A writer's heart.
I’ve found myself, over the years, drifting farther and farther away from my love + gift of writing. I do it just enough to keep up and to exercise it lightly. But I stay at the shore. Never wandering into the depths or opening myself up to the possibility of getting lost in the waves.
I haven’t missed it.
Until now.
When I realize how much I’ve filled in my life and all the ways I write to add value to others or to just share whats going on in our life, but never really to fulfill, in any part, the gift God has given me in writing.
I’ve been reading. Yes, I love reading as an adult. (Not so much as a child.) And I’ve been floored by the creative and unique authors I have come across. I’m amazed at their talents and think to myself how I could never write like they do.
But…
I shouldn’t. I should write like I do.
I don’t take the time to adequately delve into my writing to see where it could take me and what secrets are locked inside of me.

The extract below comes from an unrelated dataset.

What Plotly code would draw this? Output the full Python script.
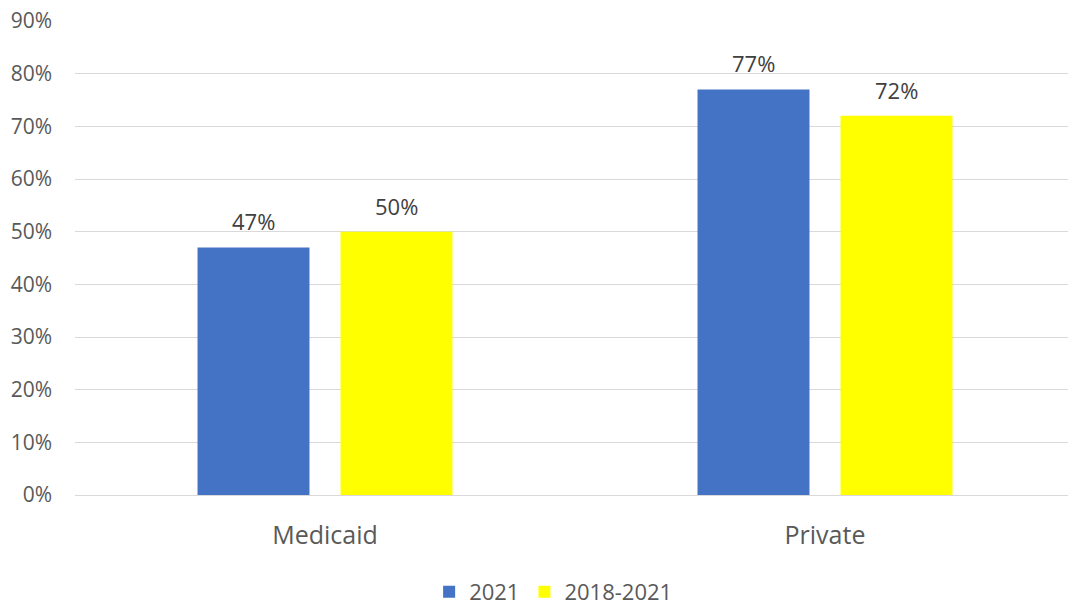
import plotly.graph_objects as go

categories = ["Medicaid", "Private"]
series_names = ["2021", "2018-2021"]
values_2021 = [0.47, 0.77]
values_2018_2021 = [0.50, 0.72]
colors = ["#4472C4", "#FFFF00"]
y_ticks = [0, 0.1, 0.2, 0.3, 0.4, 0.5, 0.6, 0.7, 0.8, 0.9]

FONT = "Open Sans"
TXT = "#595959"

bargap = 0.428
bargroupgap = 0.217

fig = go.Figure()
series = [values_2021, values_2018_2021]
for name, vals, col in zip(series_names, series, colors):
    fig.add_trace(go.Bar(
        x=categories, y=vals, name=name, marker=dict(color=col, line=dict(width=0)),
    ))

# data labels above bars
slot = (1 - bargap) / 2
for si, vals in enumerate(series):
    off = (si - 0.5) * slot
    for ci, v in enumerate(vals):
        fig.add_annotation(x=ci + off, y=v, xref="x", yref="y",
                           text=f"{v*100:.0f}%", showarrow=False,
                           yanchor="middle", yshift=26,
                           font=dict(family=FONT, size=22, color="#404040"))

fig.update_layout(
    width=1068, height=603,
    margin=dict(l=75, r=0, t=21, b=108, autoexpand=False),
    paper_bgcolor="white", plot_bgcolor="white",
    barmode="group", bargap=bargap, bargroupgap=bargroupgap,
    font=dict(family=FONT, color=TXT, size=20),
    showlegend=True,
    legend=dict(orientation="h", x=0.482, xanchor="center", y=-0.2046, yanchor="middle",
                font=dict(family=FONT, size=22, color=TXT), traceorder="normal",
                itemwidth=30, tracegroupgap=0),
)
fig.update_xaxes(type="category", range=[-0.5, 1.486], showgrid=False, showline=False,
                 ticks="", tickfont=dict(family=FONT, size=25, color=TXT),
                 ticklabelstandoff=23, zeroline=False, automargin=False)
fig.update_yaxes(range=[0, 0.9], tickvals=y_ticks, tickformat=".0%",
                 showgrid=True, gridcolor="#D9D9D9", gridwidth=1,
                 zeroline=True, zerolinecolor="#D9D9D9", zerolinewidth=1,
                 showline=False, ticks="", ticklabelstandoff=22, automargin=False,
                 tickfont=dict(family=FONT, size=21, color=TXT))

fig.write_html("out.html", config={"displayModeBar": False},
               post_script="document.body.style.margin='0px';document.body.style.overflow='hidden';")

And I recently came to the acceptance that I have almost completely set MY TRUE writing to the side. For years.
I write on Instagram.
I write on facebook.
I write on my blog.
I write for my businesses.
I write in my journal. But I even rush there.
I’ve filled the spots of my life that used to be used for writing, with everything else. And maybe, for a season, that is okay. Because life is full and wonderful and I pursued some very wonderful endeavors throughout that time. But you also can become weakened in areas that you don’t exercise regularly. And I noticed my slow decline of inspiration and motivation in the area of writing.
I finished writing content for my book. And have shelved that project for 2ish years now. I still don’t really have a release date set yet, or really know where my heart and mind are on the book itself. What content I really want to fill its pages. To write it for others, but also for myself. But mostly, and overall, for God.
My constant adding of more to my life has made less room for the things I really love and want to pursue, so maybe, in a way, this is my public announcement of my heart to return to writing. For all the reasons. But mostly, to slow down. To think. To pause. And to pour my heart out onto a page.